3. Experiment, experiment, experiment...

If you're as close-minded as I sometimes tend to be, you might find yourself searching for the perfect idea/vision/understanding of code, life, yourself, and many more. You might seek to grasp this perfect picture, this ideal that you should be heading towards before you make any "hasty" decisions.

If the sentence above at least partially describes you, then I've got some bad news. There's a likelihood that you're going to die before you reach your final destination or, in a slightly better case, you'll think that you found the ideal just to realize you were wrong.

But hey, there's an alternative approach that the tip header above already spoiled: experiment!

If you have an, however imperfect, improvement idea, "just"^5 go for it and see where it takes you.

If you have a bunch of ideas, but don't know which one to follow, try a few of them and pick one that you like best.

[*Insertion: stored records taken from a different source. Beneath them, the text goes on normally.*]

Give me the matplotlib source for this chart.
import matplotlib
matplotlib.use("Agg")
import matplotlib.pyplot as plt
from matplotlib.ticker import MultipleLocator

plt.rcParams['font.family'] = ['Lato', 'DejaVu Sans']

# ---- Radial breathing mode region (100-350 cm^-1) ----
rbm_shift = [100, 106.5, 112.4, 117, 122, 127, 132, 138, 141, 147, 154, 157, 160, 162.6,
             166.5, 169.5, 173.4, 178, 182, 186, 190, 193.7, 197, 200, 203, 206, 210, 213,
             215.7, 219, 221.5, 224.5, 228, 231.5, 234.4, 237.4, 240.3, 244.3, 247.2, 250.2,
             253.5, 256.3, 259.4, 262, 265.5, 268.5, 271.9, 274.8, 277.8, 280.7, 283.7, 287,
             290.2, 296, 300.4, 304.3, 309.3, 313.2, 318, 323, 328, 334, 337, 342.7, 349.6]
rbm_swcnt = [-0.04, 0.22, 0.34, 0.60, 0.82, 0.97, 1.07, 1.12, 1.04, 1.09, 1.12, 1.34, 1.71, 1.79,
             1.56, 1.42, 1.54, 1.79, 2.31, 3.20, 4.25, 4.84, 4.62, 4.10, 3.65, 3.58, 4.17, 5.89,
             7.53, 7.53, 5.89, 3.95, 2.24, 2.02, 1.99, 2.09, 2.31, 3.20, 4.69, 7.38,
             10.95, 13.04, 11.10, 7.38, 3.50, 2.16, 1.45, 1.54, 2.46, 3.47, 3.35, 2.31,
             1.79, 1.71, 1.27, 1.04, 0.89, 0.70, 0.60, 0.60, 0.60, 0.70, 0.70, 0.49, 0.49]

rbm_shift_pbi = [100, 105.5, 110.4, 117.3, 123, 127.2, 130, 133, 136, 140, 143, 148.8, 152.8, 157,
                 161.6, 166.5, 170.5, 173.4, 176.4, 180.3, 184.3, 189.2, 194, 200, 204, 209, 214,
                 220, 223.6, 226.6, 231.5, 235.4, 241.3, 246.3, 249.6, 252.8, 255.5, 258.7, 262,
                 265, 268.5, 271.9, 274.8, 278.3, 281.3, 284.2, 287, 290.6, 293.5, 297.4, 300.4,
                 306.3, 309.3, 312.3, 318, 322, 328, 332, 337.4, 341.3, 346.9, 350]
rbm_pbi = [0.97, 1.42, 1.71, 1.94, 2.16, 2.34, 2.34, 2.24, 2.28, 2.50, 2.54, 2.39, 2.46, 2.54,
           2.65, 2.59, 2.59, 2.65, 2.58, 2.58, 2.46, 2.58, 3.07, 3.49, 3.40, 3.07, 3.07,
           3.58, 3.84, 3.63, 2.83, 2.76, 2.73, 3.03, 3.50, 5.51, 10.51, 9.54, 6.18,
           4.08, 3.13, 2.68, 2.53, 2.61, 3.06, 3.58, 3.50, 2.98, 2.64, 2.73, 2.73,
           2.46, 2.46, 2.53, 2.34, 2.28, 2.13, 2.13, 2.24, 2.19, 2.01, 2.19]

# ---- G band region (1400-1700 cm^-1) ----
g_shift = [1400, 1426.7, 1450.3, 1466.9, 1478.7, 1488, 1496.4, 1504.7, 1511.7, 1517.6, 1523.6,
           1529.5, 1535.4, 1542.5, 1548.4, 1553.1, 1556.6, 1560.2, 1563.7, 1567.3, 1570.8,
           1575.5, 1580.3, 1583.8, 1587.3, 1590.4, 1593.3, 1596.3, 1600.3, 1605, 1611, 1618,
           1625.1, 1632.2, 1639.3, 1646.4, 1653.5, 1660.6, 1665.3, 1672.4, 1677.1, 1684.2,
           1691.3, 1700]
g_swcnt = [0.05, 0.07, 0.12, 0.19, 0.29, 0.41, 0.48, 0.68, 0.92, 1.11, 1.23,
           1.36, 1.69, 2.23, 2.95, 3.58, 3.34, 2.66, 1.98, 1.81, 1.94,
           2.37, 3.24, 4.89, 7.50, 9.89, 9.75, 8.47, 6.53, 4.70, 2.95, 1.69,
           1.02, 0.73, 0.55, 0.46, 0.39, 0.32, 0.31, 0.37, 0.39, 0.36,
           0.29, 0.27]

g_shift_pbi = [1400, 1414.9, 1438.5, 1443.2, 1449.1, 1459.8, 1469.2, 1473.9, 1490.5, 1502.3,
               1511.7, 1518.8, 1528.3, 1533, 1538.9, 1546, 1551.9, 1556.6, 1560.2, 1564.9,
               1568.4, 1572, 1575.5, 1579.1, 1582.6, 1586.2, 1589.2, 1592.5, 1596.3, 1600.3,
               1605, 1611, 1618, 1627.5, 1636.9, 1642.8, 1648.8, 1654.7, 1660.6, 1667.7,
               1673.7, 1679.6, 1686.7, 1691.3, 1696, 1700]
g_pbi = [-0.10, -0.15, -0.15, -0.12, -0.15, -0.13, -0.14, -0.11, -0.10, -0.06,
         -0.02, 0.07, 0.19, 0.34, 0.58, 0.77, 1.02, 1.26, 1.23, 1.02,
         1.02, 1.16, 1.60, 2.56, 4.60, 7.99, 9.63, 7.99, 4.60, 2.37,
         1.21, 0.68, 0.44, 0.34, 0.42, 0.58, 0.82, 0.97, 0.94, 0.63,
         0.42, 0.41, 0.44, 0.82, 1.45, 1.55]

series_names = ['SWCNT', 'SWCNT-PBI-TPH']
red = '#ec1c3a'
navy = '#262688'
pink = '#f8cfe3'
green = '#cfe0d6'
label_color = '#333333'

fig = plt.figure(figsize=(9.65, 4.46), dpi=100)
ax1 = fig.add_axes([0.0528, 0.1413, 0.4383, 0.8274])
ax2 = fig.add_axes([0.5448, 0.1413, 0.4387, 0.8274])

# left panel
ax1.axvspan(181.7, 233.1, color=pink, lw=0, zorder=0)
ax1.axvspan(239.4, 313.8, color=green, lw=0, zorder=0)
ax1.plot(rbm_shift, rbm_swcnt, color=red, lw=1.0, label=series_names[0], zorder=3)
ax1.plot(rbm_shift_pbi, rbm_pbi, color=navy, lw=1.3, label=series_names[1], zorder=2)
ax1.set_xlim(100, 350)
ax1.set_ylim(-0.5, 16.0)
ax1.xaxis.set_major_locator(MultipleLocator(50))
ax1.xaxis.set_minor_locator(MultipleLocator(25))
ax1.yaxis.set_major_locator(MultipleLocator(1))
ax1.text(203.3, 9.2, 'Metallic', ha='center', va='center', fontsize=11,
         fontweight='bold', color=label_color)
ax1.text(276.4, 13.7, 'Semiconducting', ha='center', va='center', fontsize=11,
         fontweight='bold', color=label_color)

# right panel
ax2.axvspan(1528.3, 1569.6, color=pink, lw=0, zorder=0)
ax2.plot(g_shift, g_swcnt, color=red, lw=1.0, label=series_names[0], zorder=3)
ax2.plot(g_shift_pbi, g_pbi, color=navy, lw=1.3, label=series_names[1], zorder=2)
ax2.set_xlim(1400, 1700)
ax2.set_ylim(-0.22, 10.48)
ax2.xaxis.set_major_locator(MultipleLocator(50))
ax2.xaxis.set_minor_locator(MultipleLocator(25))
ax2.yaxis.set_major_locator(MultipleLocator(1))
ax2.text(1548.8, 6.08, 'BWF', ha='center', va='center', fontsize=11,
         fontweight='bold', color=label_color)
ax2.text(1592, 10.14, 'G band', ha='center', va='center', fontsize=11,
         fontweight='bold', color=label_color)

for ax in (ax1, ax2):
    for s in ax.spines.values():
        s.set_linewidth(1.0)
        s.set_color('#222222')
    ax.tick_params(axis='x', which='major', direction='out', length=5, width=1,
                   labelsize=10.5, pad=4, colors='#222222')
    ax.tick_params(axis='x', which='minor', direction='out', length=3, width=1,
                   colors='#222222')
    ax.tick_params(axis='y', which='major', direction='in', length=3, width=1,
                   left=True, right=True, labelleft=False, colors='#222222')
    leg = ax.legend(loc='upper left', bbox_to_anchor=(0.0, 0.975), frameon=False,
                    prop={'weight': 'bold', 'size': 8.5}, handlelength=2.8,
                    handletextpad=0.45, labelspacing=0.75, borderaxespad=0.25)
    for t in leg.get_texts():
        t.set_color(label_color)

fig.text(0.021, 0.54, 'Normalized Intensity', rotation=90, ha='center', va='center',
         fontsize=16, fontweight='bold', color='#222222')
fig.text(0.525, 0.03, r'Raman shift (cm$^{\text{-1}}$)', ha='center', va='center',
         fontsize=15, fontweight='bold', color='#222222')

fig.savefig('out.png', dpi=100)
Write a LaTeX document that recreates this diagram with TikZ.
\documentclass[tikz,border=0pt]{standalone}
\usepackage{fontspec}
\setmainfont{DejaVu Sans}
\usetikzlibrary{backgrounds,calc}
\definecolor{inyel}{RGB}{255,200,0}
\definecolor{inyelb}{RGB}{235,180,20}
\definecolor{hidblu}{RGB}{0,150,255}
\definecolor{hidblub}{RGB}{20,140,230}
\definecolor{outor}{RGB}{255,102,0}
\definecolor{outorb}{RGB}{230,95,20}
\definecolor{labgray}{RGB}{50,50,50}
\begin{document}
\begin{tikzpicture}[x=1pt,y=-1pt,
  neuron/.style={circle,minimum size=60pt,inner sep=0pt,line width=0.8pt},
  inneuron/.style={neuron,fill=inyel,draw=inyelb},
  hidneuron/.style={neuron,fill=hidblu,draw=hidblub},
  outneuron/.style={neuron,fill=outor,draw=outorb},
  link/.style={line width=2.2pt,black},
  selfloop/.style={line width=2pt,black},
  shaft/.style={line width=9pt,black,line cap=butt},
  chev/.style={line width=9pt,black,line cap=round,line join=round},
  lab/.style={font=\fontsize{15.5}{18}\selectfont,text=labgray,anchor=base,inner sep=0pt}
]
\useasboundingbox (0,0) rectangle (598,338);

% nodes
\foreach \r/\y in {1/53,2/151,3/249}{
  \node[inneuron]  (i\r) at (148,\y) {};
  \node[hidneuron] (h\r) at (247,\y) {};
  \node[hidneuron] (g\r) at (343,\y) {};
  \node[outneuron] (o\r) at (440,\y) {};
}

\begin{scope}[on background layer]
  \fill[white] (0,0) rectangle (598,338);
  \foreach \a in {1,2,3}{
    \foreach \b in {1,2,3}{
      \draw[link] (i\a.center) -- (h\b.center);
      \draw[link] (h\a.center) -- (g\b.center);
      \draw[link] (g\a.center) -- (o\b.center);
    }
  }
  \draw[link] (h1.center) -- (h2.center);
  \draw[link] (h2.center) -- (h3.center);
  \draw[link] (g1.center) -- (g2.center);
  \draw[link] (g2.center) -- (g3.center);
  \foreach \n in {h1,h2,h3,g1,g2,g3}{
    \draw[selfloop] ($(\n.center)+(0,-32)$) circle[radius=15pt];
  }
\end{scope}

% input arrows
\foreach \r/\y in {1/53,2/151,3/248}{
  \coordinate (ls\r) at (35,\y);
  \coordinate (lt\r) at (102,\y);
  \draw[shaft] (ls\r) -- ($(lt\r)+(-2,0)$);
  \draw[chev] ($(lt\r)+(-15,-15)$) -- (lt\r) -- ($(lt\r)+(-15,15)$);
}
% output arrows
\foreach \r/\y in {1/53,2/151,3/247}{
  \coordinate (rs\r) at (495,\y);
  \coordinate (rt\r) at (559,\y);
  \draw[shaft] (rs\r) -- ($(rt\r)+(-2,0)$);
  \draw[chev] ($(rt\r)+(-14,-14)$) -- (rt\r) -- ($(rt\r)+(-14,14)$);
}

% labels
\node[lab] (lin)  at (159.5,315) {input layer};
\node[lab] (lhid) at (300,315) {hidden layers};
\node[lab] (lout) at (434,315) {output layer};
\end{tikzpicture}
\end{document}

If you don't have time to try a few, follow your gut and pick one.

Stay open-minded. We rarely have all the information we might need to make a fully-informed decision and so be it. If anything, it makes our lives more interesting!

And for {you.deity}'s sake, don't sweat it. Unless you're working on a space mission, it's probably not going to matter much if it fails.^6 Aaand you're probably going to fail much less than you might expect.

Final Words

I have no idea why a post that was initially meant to be a bunch of coding productivity tips turned into this new-year-self-help thing, but here it is. I hope you didn't hate it and it'll be great if at least one person finds it valuable. The coding tips will have to wait for another strike of inspiration.

Have a great new year!

^1 Yes, you're this old now!
^2 Also, read some of Steven Pressfield's books, they're very good and they paint a pretty good picture of what resistance is and how we can fight it.
^3 It's funny that just when I was writing this words, I got a big strike from resistance saying that this is a DEV community, not a bunch of self-help maniacs, and you will all either ignore or hate this post.
^4 Who doesn't love bad, unreliable math?!
^5 I put "just" in quotes, because things are always easier said than done. So a "just do it" for me, might be an "overcome a big dragon for you" and I'm trying to respect that.
^6 Well, as long as nobody dies, failure of a space mission isn't that bad either.